┌──

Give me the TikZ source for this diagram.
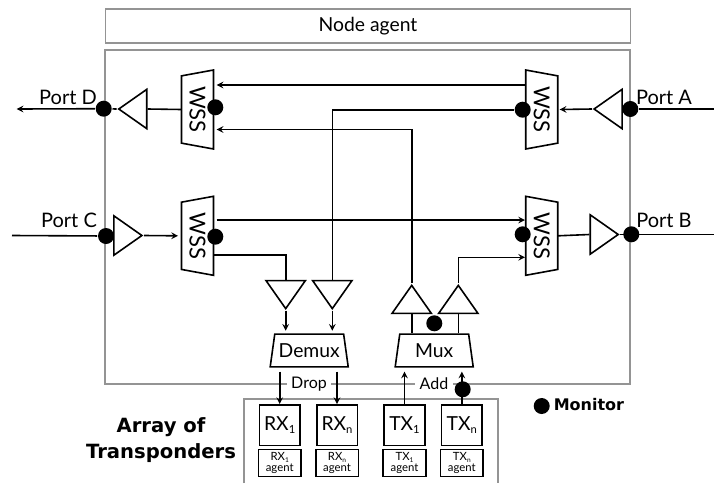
\documentclass[tikz,border=0pt]{standalone}
\usepackage{fontspec}
\setmainfont{Lato}
\newfontfamily\heavyfont{DejaVu Sans}[BoldFont={DejaVu Sans Bold}]
\usetikzlibrary{positioning, arrows, shapes.geometric}
\newcommand{\subidx}[1]{\raisebox{-.35ex}{\scalebox{.58}{#1}}}

\begin{document}
\begin{tikzpicture}[x=.75pt,y=-.75pt,>=stealth,node distance=20pt,on grid,line width=1.2pt]
\tikzstyle{panel}=[draw=black!42,line width=1.3pt]
\tikzstyle{wss}=[trapezium,draw,rotate=-90,trapezium left angle=70,trapezium right angle=70,trapezium stretches body=true,minimum width=59.25pt,minimum height=24pt,inner sep=0pt,font=\fontsize{16.5}{16.5}\selectfont]
\tikzstyle{wssflip}=[wss,shape border rotate=180]
\tikzstyle{amp}=[isosceles triangle,draw,isosceles triangle stretches=true,minimum width=29.5pt,minimum height=21pt,inner sep=0pt,anchor=apex]
\tikzstyle{mux}=[trapezium,draw,trapezium left angle=72,trapezium right angle=72,trapezium stretches body=true,minimum width=58.5pt,minimum height=24.5pt,inner sep=0pt,font=\fontsize{14.5}{15}\selectfont]
\tikzstyle{mon}=[circle,fill,minimum size=12pt,inner sep=0pt]
\tikzstyle{trx}=[rectangle,draw,minimum size=30.5pt,inner sep=0pt,font=\fontsize{14.5}{15}\selectfont]
\tikzstyle{agent}=[rectangle,draw,minimum width=32pt,minimum height=20.5pt,inner sep=0pt,align=center,font=\fontsize{8.5}{8.7}\selectfont]
\tikzstyle{lbl}=[inner sep=0pt,font=\fontsize{15}{15}\selectfont]
\tikzstyle{gap}=[fill=white,inner sep=3.5pt,font=\fontsize{12}{12}\selectfont]
\useasboundingbox (0,0) rectangle (714,483);

  %--- frames ---
  \node[panel,rectangle,minimum width=393.8pt,minimum height=26pt,inner sep=0pt,font=\fontsize{14.5}{15}\selectfont] (agentbar) at (368,26) {Node agent};
  \node[panel,rectangle,minimum width=393.8pt,minimum height=250.5pt] (frame) at (367.5,217) {};
  \draw[panel] (244,483) |- (498,399) -- (498,483);

  %--- wss ---
  \node[wssflip] (wssD) at (197.5,109.5) {WSS};
  \node[wss] (wssA) at (541.7,109.5) {WSS};
  \node[wssflip] (wssC) at (197.5,235.8) {WSS};
  \node[wss] (wssB) at (541.7,235.8) {WSS};

  %--- amplifiers ---
  \node[amp,rotate=180] (ampD) at (116.7,109) {};
  \node[amp,rotate=180] (ampA) at (592,109) {};
  \node[amp] (ampC) at (144,235.5) {};
  \node[amp] (ampB) at (620.3,234.5) {};
  \node[amp,rotate=-90] (ampDl) at (285.7,310.7) {};
  \node[amp,rotate=-90] (ampDr) at (332.3,310.7) {};
  \node[amp,rotate=90] (ampMl) at (411.7,283.3) {};
  \node[amp,rotate=90] (ampMr) at (458.3,283.3) {};

  %--- mux ---
  \node[mux] (demux) at (309.2,350.5) {Demux};
  \node[mux] (mux) at (434.2,350.5) {Mux};

  %--- transponders ---
  \node[trx] (rx1) at (279.7,425.2) {RX\subidx{1}};
  \node[trx] (rxn) [right=43pt of rx1] {RX\subidx{n}};
  \node[trx] (tx1) [right=93.6pt of rx1] {TX\subidx{1}};
  \node[trx] (txn) [right=43pt of tx1] {TX\subidx{n}};
  \node[agent] (rx1a) [below=28.35pt of rx1] {RX\subidx{1}\\agent};
  \node[agent] (rxna) [below=28.35pt of rxn] {RX\subidx{n}\\agent};
  \node[agent] (tx1a) [below=28.35pt of tx1] {TX\subidx{1}\\agent};
  \node[agent] (txna) [below=28.35pt of txn] {TX\subidx{n}\\agent};

  %--- labels ---
  \node[lbl] (portD) at (68,97) {Port D};
  \node[lbl] (portC) at (69,220) {Port C};
  \node[lbl] (portA) at (664,97) {Port A};
  \node[lbl] (portB) at (664,220.5) {Port B};
  \node[gap] (drop) at (309,384) {Drop};
  \node[gap] (add) at (434,384) {Add};
  \node[align=center,inner sep=0pt,font=\heavyfont\bfseries\fontsize{14.7}{19.5}\selectfont] (array) at (161,440) {Array of\\Transponders};
  \node[inner sep=0pt,anchor=west,font=\heavyfont\bfseries\fontsize{12}{12}\selectfont] (montext) at (553,405) {Monitor};

  %--- monitors ---
  \node[mon] (monD) at (103.7,108.7) {};
  \node[mon] (monC) at (106,236) {};
  \node[mon] (monA) at (630.3,109) {};
  \node[mon] (monB) at (631.3,234.3) {};
  \node[mon] (monWD) at (215.3,107.3) {};
  \node[mon] (monWC) at (215.3,236.7) {};
  \node[mon] (monWA) at (522.7,109.7) {};
  \node[mon] (monWB) at (522.7,234.3) {};
  \node[mon] (monMux) at (434.3,323.3) {};
  \node[mon] (monAdd) at (462.7,389.3) {};
  \node[mon] (monKey) at (541.7,406) {};

  %--- free ends ---
  \coordinate (endD) at (16.7,109);
  \coordinate (endC) at (12,235.5);
  \coordinate (endA) at (714,109);
  \coordinate (endB) at (714,234.5);

  %--- connectors ---
  \path[->]
    (monD) edge (endD);
  \draw (monD) -- (ampD.apex);
  \draw (ampD.lower side) -- ([xshift=-11.85pt]wssD.center);
  \draw (endC) -- (monC);
  \draw[->] (ampC.apex) -- ([xshift=-14.6pt]wssC.center);
  \draw (endA) -- (monA);
  \draw[->] (ampA.apex) -- ([xshift=13.5pt]wssA.center);
  \draw ([xshift=12.2pt]wssB.center) -- (ampB.lower side);
  \draw (ampB.apex) -- (endB);

  \draw[->] ([shift={(-16.7,-24.5)}]wssA.center) -- ([shift={(19.2,-24.5)}]wssD.center);
  \draw[->] ([shift={(19.2,-15.8)}]wssC.center) -- ([shift={(-16.7,-15.8)}]wssB.center);
  \draw[->] (ampMl.apex) |- ([shift={(19.2,20)}]wssD.center);
  \draw[->] (ampMr.apex) |- ([shift={(-16.7,21.5)}]wssB.center);
  \draw (monWA) -| (ampDr.lower side);
  \draw ([shift={(16.5,19.2)}]wssC.center) -| (ampDl.lower side);

  \draw[->,shorten >=2pt] (ampDl.apex) -- (ampDl.apex |- demux.north);
  \draw[->,shorten >=2pt] (ampDr.apex) -- (ampDr.apex |- demux.north);
  \draw (ampMl.lower side) -- (ampMl.lower side |- mux.north);
  \draw (ampMr.lower side) -- (ampMr.lower side |- mux.north);

  \draw[->,shorten <=3pt] (rx1.north |- demux.south) -- (rx1.north);
  \draw[->,shorten <=3pt] (rxn.north |- demux.south) -- (rxn.north);
  \draw[->,shorten >=3pt] (tx1.north) -- (tx1.north |- mux.south);
  \draw[->,shorten >=3pt] (txn.north) -- (txn.north |- mux.south);
\end{tikzpicture}
\end{document}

└──

= YOUR TASK =
Your task is to return the lines above, from the first one up to and including the line containing "(wssB) at (541.7,235.8)", minus any pictures.

= REPLY TO THE EXERCISE =
Give me the TikZ source for this diagram.
\documentclass[tikz,border=0pt]{standalone}
\usepackage{fontspec}
\setmainfont{Lato}
\newfontfamily\heavyfont{DejaVu Sans}[BoldFont={DejaVu Sans Bold}]
\usetikzlibrary{positioning, arrows, shapes.geometric}
\newcommand{\subidx}[1]{\raisebox{-.35ex}{\scalebox{.58}{#1}}}

\begin{document}
\begin{tikzpicture}[x=.75pt,y=-.75pt,>=stealth,node distance=20pt,on grid,line width=1.2pt]
\tikzstyle{panel}=[draw=black!42,line width=1.3pt]
\tikzstyle{wss}=[trapezium,draw,rotate=-90,trapezium left angle=70,trapezium right angle=70,trapezium stretches body=true,minimum width=59.25pt,minimum height=24pt,inner sep=0pt,font=\fontsize{16.5}{16.5}\selectfont]
\tikzstyle{wssflip}=[wss,shape border rotate=180]
\tikzstyle{amp}=[isosceles triangle,draw,isosceles triangle stretches=true,minimum width=29.5pt,minimum height=21pt,inner sep=0pt,anchor=apex]
\tikzstyle{mux}=[trapezium,draw,trapezium left angle=72,trapezium right angle=72,trapezium stretches body=true,minimum width=58.5pt,minimum height=24.5pt,inner sep=0pt,font=\fontsize{14.5}{15}\selectfont]
\tikzstyle{mon}=[circle,fill,minimum size=12pt,inner sep=0pt]
\tikzstyle{trx}=[rectangle,draw,minimum size=30.5pt,inner sep=0pt,font=\fontsize{14.5}{15}\selectfont]
\tikzstyle{agent}=[rectangle,draw,minimum width=32pt,minimum height=20.5pt,inner sep=0pt,align=center,font=\fontsize{8.5}{8.7}\selectfont]
\tikzstyle{lbl}=[inner sep=0pt,font=\fontsize{15}{15}\selectfont]
\tikzstyle{gap}=[fill=white,inner sep=3.5pt,font=\fontsize{12}{12}\selectfont]
\useasboundingbox (0,0) rectangle (714,483);

  %--- frames ---
  \node[panel,rectangle,minimum width=393.8pt,minimum height=26pt,inner sep=0pt,font=\fontsize{14.5}{15}\selectfont] (agentbar) at (368,26) {Node agent};
  \node[panel,rectangle,minimum width=393.8pt,minimum height=250.5pt] (frame) at (367.5,217) {};
  \draw[panel] (244,483) |- (498,399) -- (498,483);

  %--- wss ---
  \node[wssflip] (wssD) at (197.5,109.5) {WSS};
  \node[wss] (wssA) at (541.7,109.5) {WSS};
  \node[wssflip] (wssC) at (197.5,235.8) {WSS};
  \node[wss] (wssB) at (541.7,235.8) {WSS};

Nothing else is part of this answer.